-- Your objective --
Retype the opening lines of the listing below, ending with the line that contains "const yTitle = 'Bit Error Rate (BER)';", and leave out any pictures.

^^^^

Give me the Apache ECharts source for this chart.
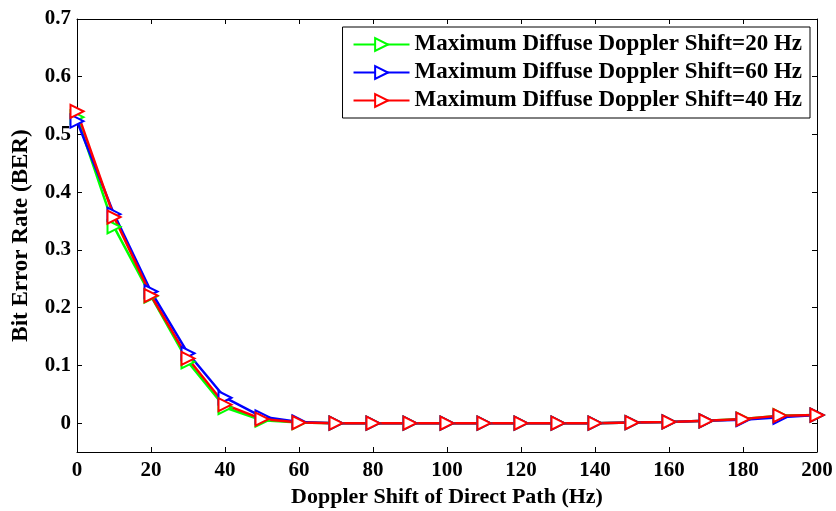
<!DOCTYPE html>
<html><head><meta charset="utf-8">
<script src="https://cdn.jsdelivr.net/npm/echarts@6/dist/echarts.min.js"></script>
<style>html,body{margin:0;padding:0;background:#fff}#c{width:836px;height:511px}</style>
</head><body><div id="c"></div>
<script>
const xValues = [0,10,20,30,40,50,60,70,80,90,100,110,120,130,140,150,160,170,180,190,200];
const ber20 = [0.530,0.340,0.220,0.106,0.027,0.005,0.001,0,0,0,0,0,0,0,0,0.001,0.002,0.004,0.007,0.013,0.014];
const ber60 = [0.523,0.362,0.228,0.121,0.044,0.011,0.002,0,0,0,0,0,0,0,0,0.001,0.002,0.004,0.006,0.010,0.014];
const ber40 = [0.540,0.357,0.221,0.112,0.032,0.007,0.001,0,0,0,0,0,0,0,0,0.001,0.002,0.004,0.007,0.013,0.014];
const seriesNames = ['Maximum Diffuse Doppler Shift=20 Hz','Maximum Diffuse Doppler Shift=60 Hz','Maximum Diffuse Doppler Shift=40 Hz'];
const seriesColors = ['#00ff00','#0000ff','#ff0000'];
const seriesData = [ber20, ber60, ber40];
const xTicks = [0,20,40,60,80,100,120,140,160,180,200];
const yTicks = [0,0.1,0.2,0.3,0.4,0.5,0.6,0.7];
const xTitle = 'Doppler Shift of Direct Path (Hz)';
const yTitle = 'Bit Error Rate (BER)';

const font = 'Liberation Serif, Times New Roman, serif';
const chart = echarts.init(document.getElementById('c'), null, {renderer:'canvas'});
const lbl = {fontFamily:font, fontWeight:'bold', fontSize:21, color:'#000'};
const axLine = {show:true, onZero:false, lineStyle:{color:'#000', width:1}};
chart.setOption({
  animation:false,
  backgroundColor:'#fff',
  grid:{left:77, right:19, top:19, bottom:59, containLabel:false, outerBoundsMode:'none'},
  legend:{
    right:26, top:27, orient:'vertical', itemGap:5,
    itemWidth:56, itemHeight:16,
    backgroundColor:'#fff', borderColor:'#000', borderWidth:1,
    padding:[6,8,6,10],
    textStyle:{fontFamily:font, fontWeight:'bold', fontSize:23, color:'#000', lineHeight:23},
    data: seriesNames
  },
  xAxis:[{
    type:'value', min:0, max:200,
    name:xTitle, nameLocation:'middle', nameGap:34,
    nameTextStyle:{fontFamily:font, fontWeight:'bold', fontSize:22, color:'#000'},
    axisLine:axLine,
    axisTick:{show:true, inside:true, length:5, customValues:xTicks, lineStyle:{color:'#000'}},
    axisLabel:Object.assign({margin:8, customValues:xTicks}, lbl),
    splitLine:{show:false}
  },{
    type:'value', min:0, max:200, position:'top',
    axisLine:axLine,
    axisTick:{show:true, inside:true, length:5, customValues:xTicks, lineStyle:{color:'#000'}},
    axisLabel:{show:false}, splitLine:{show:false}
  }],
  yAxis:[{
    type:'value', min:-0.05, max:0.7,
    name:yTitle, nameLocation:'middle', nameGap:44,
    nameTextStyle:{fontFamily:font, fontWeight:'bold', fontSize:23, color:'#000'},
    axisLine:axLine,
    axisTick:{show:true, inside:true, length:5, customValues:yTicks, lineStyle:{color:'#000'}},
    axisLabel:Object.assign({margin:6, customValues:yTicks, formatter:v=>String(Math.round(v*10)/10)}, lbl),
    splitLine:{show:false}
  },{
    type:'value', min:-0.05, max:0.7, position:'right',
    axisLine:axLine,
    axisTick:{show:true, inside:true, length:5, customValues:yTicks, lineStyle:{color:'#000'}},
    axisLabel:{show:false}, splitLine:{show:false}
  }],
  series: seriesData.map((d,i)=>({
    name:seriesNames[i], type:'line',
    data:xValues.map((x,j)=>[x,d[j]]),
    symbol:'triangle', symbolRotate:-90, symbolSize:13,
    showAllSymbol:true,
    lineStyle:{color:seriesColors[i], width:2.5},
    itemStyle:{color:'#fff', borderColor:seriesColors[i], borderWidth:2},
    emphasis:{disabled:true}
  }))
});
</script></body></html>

^^^^

-- Exercise output --
Give me the Apache ECharts source for this chart.
<!DOCTYPE html>
<html><head><meta charset="utf-8">
<script src="https://cdn.jsdelivr.net/npm/echarts@6/dist/echarts.min.js"></script>
<style>html,body{margin:0;padding:0;background:#fff}#c{width:836px;height:511px}</style>
</head><body><div id="c"></div>
<script>
const xValues = [0,10,20,30,40,50,60,70,80,90,100,110,120,130,140,150,160,170,180,190,200];
const ber20 = [0.530,0.340,0.220,0.106,0.027,0.005,0.001,0,0,0,0,0,0,0,0,0.001,0.002,0.004,0.007,0.013,0.014];
const ber60 = [0.523,0.362,0.228,0.121,0.044,0.011,0.002,0,0,0,0,0,0,0,0,0.001,0.002,0.004,0.006,0.010,0.014];
const ber40 = [0.540,0.357,0.221,0.112,0.032,0.007,0.001,0,0,0,0,0,0,0,0,0.001,0.002,0.004,0.007,0.013,0.014];
const seriesNames = ['Maximum Diffuse Doppler Shift=20 Hz','Maximum Diffuse Doppler Shift=60 Hz','Maximum Diffuse Doppler Shift=40 Hz'];
const seriesColors = ['#00ff00','#0000ff','#ff0000'];
const seriesData = [ber20, ber60, ber40];
const xTicks = [0,20,40,60,80,100,120,140,160,180,200];
const yTicks = [0,0.1,0.2,0.3,0.4,0.5,0.6,0.7];
const xTitle = 'Doppler Shift of Direct Path (Hz)';
const yTitle = 'Bit Error Rate (BER)';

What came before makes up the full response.